Sometimes my behavior is erratic. I'm

not perfect; no one is. Sometimes I get distracted. Other times I

get focused on something I should probably let slide down to the

team. Heck, occasionally I'm just addled for the day and do

something boneheaded.

That admitted, though, there is also a

method to my madness. Every group forms behavioral norms. Every

team creates unspoken rules about who will do what work, when, how,

and why. These norms become, over time, accepted to the point where

no one even questions their existence. In effect they become chains

on the team's productivity and ability to deliver service, chains the

people involved with the team cannot see.

One of my first tasks as a would-be

team leader is always to analyze those group norms. More

importantly, I assessed the degree to which each of my team members

had absorbed the less functional norms. The assessment took all of

two weeks; deciding what to do with it took a lot longer. Frankly,

I'm still making up a bit of the “what to do with it” part up as

I go along.

However, I'm also constantly working

and interacting with my team in ways that operate just outside of the

non-functional norms. Not, I hope, too far outside least I scare

them off. But just far enough that it challenges them to think about

their assumptions, goals, and intentions towards what they think of

as their work.

Let's take a concrete example. I'm

trying to help one of my team members demonstrate his analytical

skills. Some of this help comes in what you would think of as

“typical” analytical assignments: find out why X happens,

discover the root cause of Y. Other bits of it, though, take on a

form he is still grappling with – seemingly mundane little tasks

which fit into a larger overall scheme. These later tasks seem

pretty frustrating to him, as I seem to drop them off at completely

random intervals. To some extent I do, but there's also a method to

the madness. I want him to stop, think, and assess the overall

picture before just accepting the task. I also want him to start

looking at things in that sideways way that distinguishes a great

analyst from a decent IT guy.

Sometimes the approach backfires;

people do not always like to be challenged. It's hard, sometimes, to

know when to keep pushing people and when to back off. That later

idea rarely sits well with me, as I personally like to push myself as

hard as I can then shove it that last bit to total meltdown.

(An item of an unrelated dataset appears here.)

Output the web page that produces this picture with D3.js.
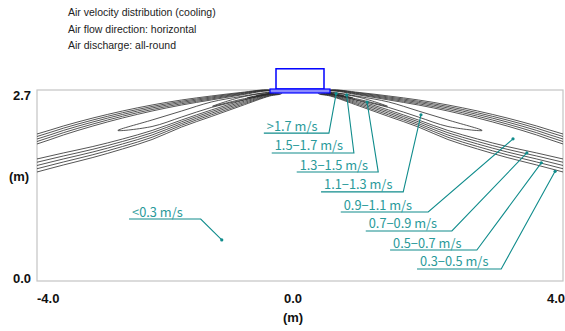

Fortunately I have friends and an occasional bout of sanity to keep

me alive.

On balance I find this approach works

reasonably well most of the time, though. I don't take it too far

and I try to keep things light. The combination of ignoring norms

and humor, though, does give me a bit of a reputation as a nut-case.

Which is, if you think about it, probably all to the good.

So, one one hand I'm trying to build

strength in my team by making them slowly challenge the way things

were done. On the other I'm every so carefully building up bits and

pieces of alliances to hopefully get an elephant hunt going. On the

gripping hand, I've still got to go chasing down the rabbit holes

left by an incredible number of incidents every day.